En consecuencia, en el filme no hay lugar para sorpresas, pero tampoco para decepciones: estamos ante un producto 100% Tarantino, esto es, un ejercicio de estilo pop y espectacular que amalgama sin complejos la serie B con el cine de autor, y, por tanto, combina un tono desenfadado y por momentos realmente desternillante (véase la impagable escena del “proto-Ku Kux Klan”) con una reflexión autoconsciente del medio fílmico, que apela a la cinefilia y a la inteligencia del espectador, y que se apoya en un buscado distanciamiento de lo narrado gracias a una realización portentosa y exhibicionista, así como a unos diálogos de hiperbólica sublimación de la vacuidad –marca de la casa– y a una hibridación “antinatural” de estilos musicales (el funky y el rap conviven con temas de Ennio Morricone y Luis Bacalov) y genéricos (cine de aventuras sumado al de venganza, sumado al drama romántico, sumado a la buddy movie, sumado a la comedia gamberra, y un largo etcétera).
A la postre, Django desencadenado es una obra que no se conforma con citar de forma patente el eurowestern (incluyendo la aparición de Franco Nero, protagonista de Django de Corbucci, 1966), sino que emplea todo el acervo cinematográfico y cultural del director norteamericano (por ejemplo, la estilización de la violencia y el tempo discursivo del relato son mucho más cercanos a los de sus compatriotas Sam Peckinpah, Don Siegel o Samuel Fuller) para crear una película desmedida y operística (la mención a la leyenda de Sigfrido no es baladí), que incide entre bromas y excesos en uno de los más bochornosos episodios de su nación: la institucionalización de la esclavitud basada en razones en apariencia racistas y, en el fondo, como (casi) todo en los Estados Unidos, meramente crematísticas.

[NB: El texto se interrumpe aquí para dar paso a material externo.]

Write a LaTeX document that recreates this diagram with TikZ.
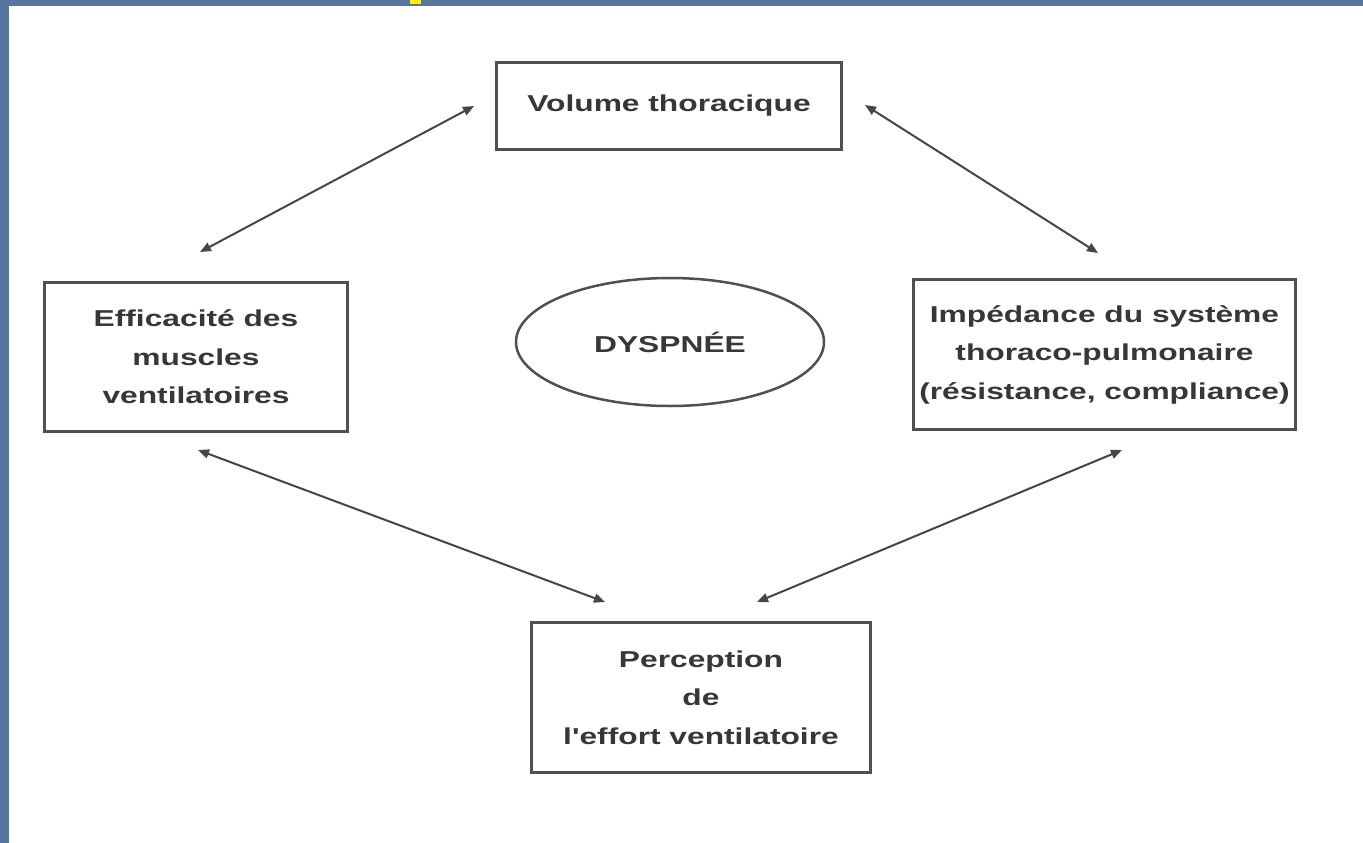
\documentclass[tikz,border=0pt]{standalone}
\usepackage{fontspec}
\setmainfont{Liberation Sans}
\newfontfamily\dfont[FakeStretch=1.38]{Liberation Sans}
\usetikzlibrary{arrows.meta,shapes.geometric}
\definecolor{bgblue}{RGB}{86,118,160}
\definecolor{boxgray}{RGB}{80,80,80}
\definecolor{txtgray}{RGB}{55,55,55}
\definecolor{arrgray}{RGB}{70,70,70}
\tikzset{
  boxnode/.style={draw=boxgray, line width=3pt, rectangle, align=center, inner sep=0pt,
    font=\dfont\bfseries\fontsize{23}{38.5}\selectfont, text=txtgray},
  ellnode/.style={draw=boxgray, line width=2.5pt, ellipse, inner sep=0pt,
    font=\dfont\bfseries\fontsize{23}{38.5}\selectfont, text=txtgray},
  dblarrow/.style={draw=arrgray, line width=2pt, {Triangle[length=11pt,width=9pt]}-{Triangle[length=11pt,width=9pt]}}
}
\begin{document}
\begin{tikzpicture}[x=1pt,y=-1pt]
\useasboundingbox (0,0) rectangle (1363,843);
\fill[bgblue] (0,0) rectangle (1363,843);
\fill[white] (9,6) rectangle (1363,843);
\fill[yellow] (410,0) rectangle (421,4);

\node[boxnode, minimum width=345pt, minimum height=87pt] (vol) at (669,106) {Volume thoracique};
\node[boxnode, minimum width=303pt, minimum height=149pt] (eff) at (196,357) {Efficacité des\\muscles\\ventilatoires};
\node[boxnode, minimum width=382pt, minimum height=150pt] (imp) at (1104.5,354.5) {Impédance du système\\thoraco-pulmonaire\\(résistance, compliance)};
\node[boxnode, minimum width=339pt, minimum height=150pt] (per) at (701,697.5) {Perception\\de\\l'effort ventilatoire};
\node[ellnode, minimum width=308pt, minimum height=128pt] (dys) at (670,342) {DYSPNÉE};

\coordinate (a1s) at (200,252);
\coordinate (a1e) at (474,106);
\coordinate (a2s) at (865,105);
\coordinate (a2e) at (1098,253);
\coordinate (a3s) at (198,450);
\coordinate (a3e) at (605,602);
\coordinate (a4s) at (757,602);
\coordinate (a4e) at (1122,450);

\draw[dblarrow] (a1s) -- (a1e);
\draw[dblarrow] (a2s) -- (a2e);
\draw[dblarrow] (a3s) -- (a3e);
\draw[dblarrow] (a4s) -- (a4e);
\end{tikzpicture}
\end{document}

De hecho, y pese a que Django desencadenado sigue funcionando en tanto vehículo de entretenimiento y deleite de la audiencia, transcurriendo sus más de dos horas y media de duración en apenas un suspiro, se aprecia en la cinta un cierto agotamiento de la fórmula, que ya denominé en su momento, a propósito de Malditos bastardos (2009), del “filme-coctelera”. Así, la autocita y los guiños amistosos dirigidos al público, e incluso a los actores y al resto de responsables de la obra, son tan notorios que, por momentos, logran algo que parece imposible en una pieza tan heterodoxa, y es que sean forzados, chirriantes; por poner un caso muy evidente, a los pocos minutos de metraje, uno advierte que Schultz se parece mucho –demasiado– al coronel Landa. ¿Y qué pinta en el Salvaje Oeste? ¿Era necesario aludir ya a un personaje de una película tan próxima en su carrera? Y si necesitaba nuevamente a un caradura con “pico de oro”, ¿no podía encontrar a otro actor para encarnarlo? Evidentemente, Tarantino es muy consciente, como cualquier otro gran artista con un universo perfectamente cincelado, de las decisiones que toma; otra cosa es que las mismas redunden en beneficio de su creación o no. Lo que es menos habitual es que haya una declaración de intenciones tan directa y manifiesta de ese agotamiento que señalo; al menos, interpreto de tal modo la manera en como finaliza su cameo el director, la cual, si bien es similar a la conclusión de otras de sus intervenciones anteriores en otras de sus propias obras, aquí es mucho más definitiva, vistosa y reveladora. La pregunta que queda en el aire, tras el visionado de Django desencadenado, es: y ahora, ¿qué?